Local conservator Chris Stavroudis and GCI Senior Scientist Tom Learner work on a painting by artist Doug Wheeler.

Local conservator Chris Stavroudis and GCI Senior Scientist Tom Learner work on a painting by artist Doug Wheeler.

I popped by the Getty Conservation Institute’s science labs this week to be met with a surprise:  a large white Doug Wheeler painting (1964, Untitled, acrylic) alongside the beakers and other scientific equipment.  Wheeler is best known for his neon installations (like this one at LACMA), but he began his career on canvas, making soft white paintings with lightly colored edges that look as if they float ethereally off the wall.  This was the very last painting he made of that type.

Having a painting in the labs is unusual, because scientists usually go to the artwork for analysis, or bring back microscopic paint samples to analyze.  Turns out, the artwork ended up in the GCI science labs as part of the CAPS project—or Cleaning of Acrylic Painted Surfaces initiative, which integrates ongoing research from the GCI’s Modern Paints project and from other research collaborators (including the J. Paul Getty Museum) with the latest art-conservation cleaning techniques. The hope is that this dialogue will aid the application and evaluation of new treatments and guide future research on acrylic painted surfaces.

As part of the collaboration, the painting is being cleaned by local conservator Chris Stavroudis with Jennifer Hickey, a graduate of NYU’s art conservation program, and GCI scientists are undertaking a far more detailed examination of the painting than would normally be possible.  The artist himself has visited the lab regularly to view the painting’s progress. The work is ultimately destined to go to the Museum of Contemporary Art San Diego for an exhibition in fall 2011 as part of the larger Los Angeles-wide effort Pacific Standard Time: Art in L.A. 1945–1980.

Conservator Chris Stavroudis cleaning a water stain on a painting by artist Doug Wheeler.

Conservator Chris Stavroudis cleaning a water stain on the painting by artist Doug Wheeler.

Not having been seen publicly in a number of years, the painting had been in art storage and had gotten extremely dirty. It also had sustained some water damage, resulting in a disfiguring stain down one side.  So the artist was faced with a dilemma—to ask a conservator to attempt to clean the painting, or to recreate the surface he wanted by respraying the entire painting himself.

“It was depressing when I first saw it.

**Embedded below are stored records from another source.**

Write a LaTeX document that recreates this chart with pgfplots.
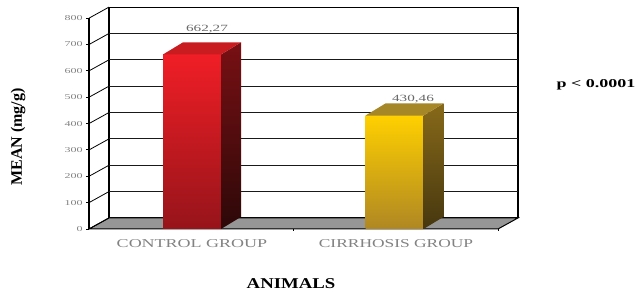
\documentclass[border=0pt]{standalone}
\usepackage{pgfplots}
\pgfplotsset{compat=1.18}
\usepackage{fontspec}
\setmainfont{Liberation Serif}
\definecolor{tickgray}{RGB}{130,130,130}
\definecolor{valgray}{RGB}{105,105,105}
\definecolor{floorgray}{RGB}{150,150,150}
\definecolor{redTop}{RGB}{240,30,38}
\definecolor{redBot}{RGB}{150,20,26}
\definecolor{redSideTop}{RGB}{120,16,20}
\definecolor{redSideBot}{RGB}{45,8,8}
\definecolor{redTopFace}{RGB}{200,28,32}
\definecolor{yelTop}{RGB}{255,208,0}
\definecolor{yelBot}{RGB}{175,135,35}
\definecolor{yelSideTop}{RGB}{135,105,25}
\definecolor{yelSideBot}{RGB}{70,55,15}
\definecolor{yelTopFace}{RGB}{165,135,40}
\begin{document}
\begin{tikzpicture}[x=1pt,y=1pt]
\useasboundingbox (0,0) rectangle (640,296);
\begin{axis}[at={(89pt,67pt)}, anchor=south west, scale only axis,
  width=429pt, height=221.9pt, xmin=89, xmax=518, ymin=0, ymax=842,
  hide axis, clip=false]
% back wall
\addplot[fill=white, draw=black, line width=1.1pt, mark=none] coordinates {(109,42) (518,42) (518,842) (109,842)} -- cycle;
\pgfplotsinvokeforeach{142,242,342,442,542,642,742}{
  \draw[black!90, line width=1.1pt] (axis cs:109,#1) -- (axis cs:518,#1);
}
% floor
\addplot[fill=floorgray, draw=black, line width=1pt, mark=none] coordinates {(89,0) (498,0) (518,42) (109,42)} -- cycle;
\draw[line width=1pt] (axis cs:293,0) -- (axis cs:293,-8);
\draw[line width=1pt] (axis cs:498,0) -- (axis cs:498,-8);
% left axis
\draw[line width=1.1pt] (axis cs:89,0) -- (axis cs:89,800);
\draw[line width=0.8pt] (axis cs:89,0) -- (axis cs:109,42);
\draw[line width=0.8pt] (axis cs:89,100) -- (axis cs:109,142);
\draw[line width=0.8pt] (axis cs:89,200) -- (axis cs:109,242);
\draw[line width=0.8pt] (axis cs:89,300) -- (axis cs:109,342);
\draw[line width=0.8pt] (axis cs:89,400) -- (axis cs:109,442);
\draw[line width=0.8pt] (axis cs:89,500) -- (axis cs:109,542);
\draw[line width=0.8pt] (axis cs:89,600) -- (axis cs:109,642);
\draw[line width=0.8pt] (axis cs:89,700) -- (axis cs:109,742);
\draw[line width=0.8pt] (axis cs:89,800) -- (axis cs:109,842);
\pgfplotsinvokeforeach{0,100,200,300,400,500,600,700,800}{
  \draw[line width=0.9pt] (axis cs:86,#1) -- (axis cs:89,#1);
  \node[anchor=east, text=tickgray, font=\fontsize{7.5}{8}\selectfont, xscale=1.6, inner sep=0pt] at (axis cs:83,#1) {#1};
}
% control bar (662.27)
\addplot[draw=none, top color=redTop, bottom color=redBot, mark=none] coordinates {(163,0) (221,0) (221,662.27) (163,662.27)} -- cycle;
\addplot[draw=none, top color=redSideTop, bottom color=redSideBot, mark=none] coordinates {(221,0) (241,46) (241,708.27) (221,662.27)} -- cycle;
\addplot[draw=none, fill=redTopFace, mark=none] coordinates {(163,662.27) (221,662.27) (241,708.27) (183,708.27)} -- cycle;
% cirrhosis bar (430.46)
\addplot[draw=none, top color=yelTop, bottom color=yelBot, mark=none] coordinates {(365.5,0) (423.5,0) (423.5,430.46) (365.5,430.46)} -- cycle;
\addplot[draw=none, top color=yelSideTop, bottom color=yelSideBot, mark=none] coordinates {(423.5,0) (443.5,46) (443.5,476.46) (423.5,430.46)} -- cycle;
\addplot[draw=none, fill=yelTopFace, mark=none] coordinates {(365.5,430.46) (423.5,430.46) (443.5,476.46) (385.5,476.46)} -- cycle;
% value labels
\node[text=valgray, font=\fontsize{9.5}{10}\selectfont, xscale=1.6] at (axis cs:207,759) {662,27};
\node[text=valgray, font=\fontsize{9.5}{10}\selectfont, xscale=1.6] at (axis cs:413,493) {430,46};
\end{axis}
\node[text=tickgray, font=\fontsize{12}{13}\selectfont, xscale=1.5] at (192,52) {CONTROL GROUP};
\node[text=tickgray, font=\fontsize{12}{13}\selectfont, xscale=1.45] at (396,52) {CIRRHOSIS GROUP};
\node[font=\fontsize{15}{16}\selectfont\bfseries, xscale=1.25] at (291,12) {ANIMALS};
\node[font=\fontsize{16}{17}\selectfont\bfseries, rotate=90] at (18,159) {MEAN (mg/g)};
\node[font=\fontsize{12}{13}\selectfont\bfseries, xscale=1.5] at (596,211) {p < 0.0001};
\end{tikzpicture}
\end{document}
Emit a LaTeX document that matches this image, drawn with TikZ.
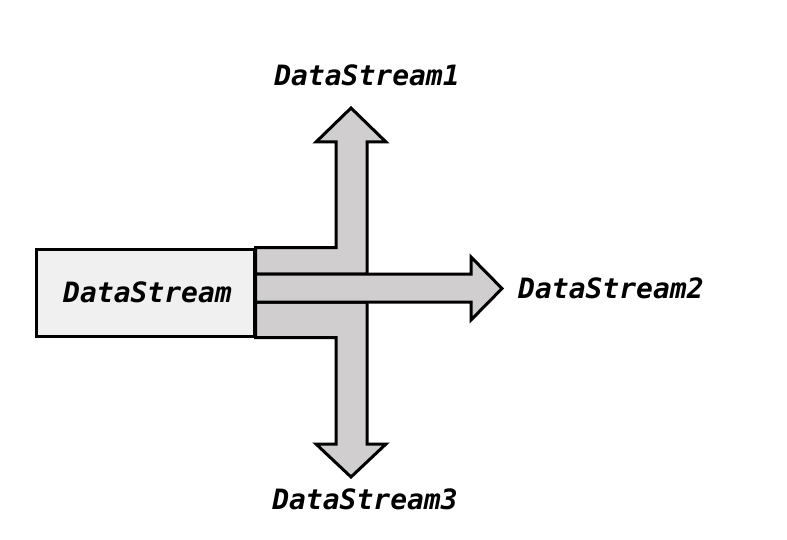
\documentclass[tikz,border=0pt]{standalone}
\usepackage{fontspec}
\newfontfamily\streamfont{DejaVu Sans Mono}
\usepackage{xcolor}
\definecolor{boxbg}{HTML}{F0F0F0}
\definecolor{flowfill}{HTML}{D0CECF}
\usetikzlibrary{positioning, calc}

\begin{document}
\begin{tikzpicture}[
        x=1pt, y=-1pt,
        font=\streamfont\bfseries\itshape\fontsize{28}{32}\selectfont,
        source_box/.style={
            rectangle,
            draw=black,
            fill=boxbg,
            line width=3pt,
            minimum width=218pt,
            minimum height=87pt,
            inner sep=0pt
        },
        flow/.style={
            draw=black,
            fill=flowfill,
            line width=3pt,
            line join=miter
        },
        stream_label/.style={
            inner sep=0pt,
            text=black
        }
    ]
    \useasboundingbox (0,0) rectangle (787,540);

    % Source box (Left)
    \node[source_box] (src) at (145,292.5) {\hspace*{5pt}DataStream};

    % Anchor points along the right side of the box
    \coordinate (top_in) at (src.north east);
    \coordinate (bot_in) at (src.south east);
    \coordinate (up_split) at ($(src.east)+(0,-18.5)$);
    \coordinate (down_split) at ($(src.east)+(0,9.5)$);

    % Branch going up (L shape)
    \draw[flow] (top_in) -| (336,142) -- (316,142) -- (351,108)
        -- (386,142) -- (367,142) |- (up_split) -- cycle;

    % Branch going down (L shape)
    \draw[flow] (down_split) -| (367,444) -- (386,444) -- (351,477)
        -- (316,444) -- (336,444) |- (bot_in) -- cycle;

    % Straight branch (right)
    \draw[flow] (up_split) -| (471,257) -- (502,288.5)
        -- (471,320) |- (down_split) -- cycle;

    % Tip coordinates for the labels
    \coordinate (up_tip) at (351,108);
    \coordinate (right_tip) at (502,288.5);
    \coordinate (down_tip) at (351,477);

    % Output labels
    \node[stream_label, above=22pt of up_tip, xshift=16pt] (out1) {DataStream1};
    \node[stream_label, right=16pt of right_tip] (out2) {DataStream2};
    \node[stream_label, below=12pt of down_tip, xshift=14pt] (out3) {DataStream3};

\end{tikzpicture}
\end{document}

It was so dirty. I considered respraying it, but respraying it is like doing it all over again and I couldn’t possibly do it right. It wouldn’t be the same thing anymore,” Wheeler told me yesterday.

You’d be surprised how often conservators and artists have to wrestle with this kind of decision when dealing with modern and contemporary art.

“Acrylic paintings with large, monochrome areas of color are notoriously difficult to clean,” admits GCI senior scientist Tom Learner, who leads modern and contemporary art research. “For many artists, a re-created work can seem a lot closer to their initial concept than dealing with the altered condition of the original work. But that brings up all kinds of tough dilemmas for conservators, who want to accommodate an artist’s wishes, but also need to consider the importance of preserving the original materials.”

In this case, Wheeler opted to have Stavroudis try to clean the work, and allowed the GCI team to use the painting as a case study for their CAPS research. The results were phenomenal: the dirt and grime were removed, and even the water stain was reduced to the artist’s satisfaction.

“I want my work to feel like you’re seeing particles of color in the air, very subtly. When I first saw the painting it was dirty, it was all wrong. It feels right to me again,” Wheeler said. “Now it does to me what it should. It has an indefinite kind of presence I was after, which feels really good. The sensibility is there again.  I was struck when I saw it.”

Other modern works of art aren’t so easily righted.

“Conservators know a lot about how to clean older paintings, because artists were restricted to a handful of paint types, primarily oils, and there’s a significant body of research and practical experience for them to draw on.  But for the last 50 years or so, in addition to a relative lack of research, artists have increasingly used a variety of new materials and techniques,” says Learner. “Because of these materials, some of the objects alter quite rapidly in appearance and then require intervention. These newer materials, like acrylics and plastics, pose a big challenge to the fields of conservation and art history. Much more research needs to be done in these areas.”

Artist Doug Wheeler at the Getty Conservation Institute science labs.

Artist Doug Wheeler at the Getty Conservation Institute science labs.

It’s been said that Wheeler, one of the three key figures who helped create the Light and Space movement (along with James Turrell and Bob Irwin), has been rather overlooked.  It’s wonderful that his artwork is again being seen—and in this case, being seen just as the artist envisioned it.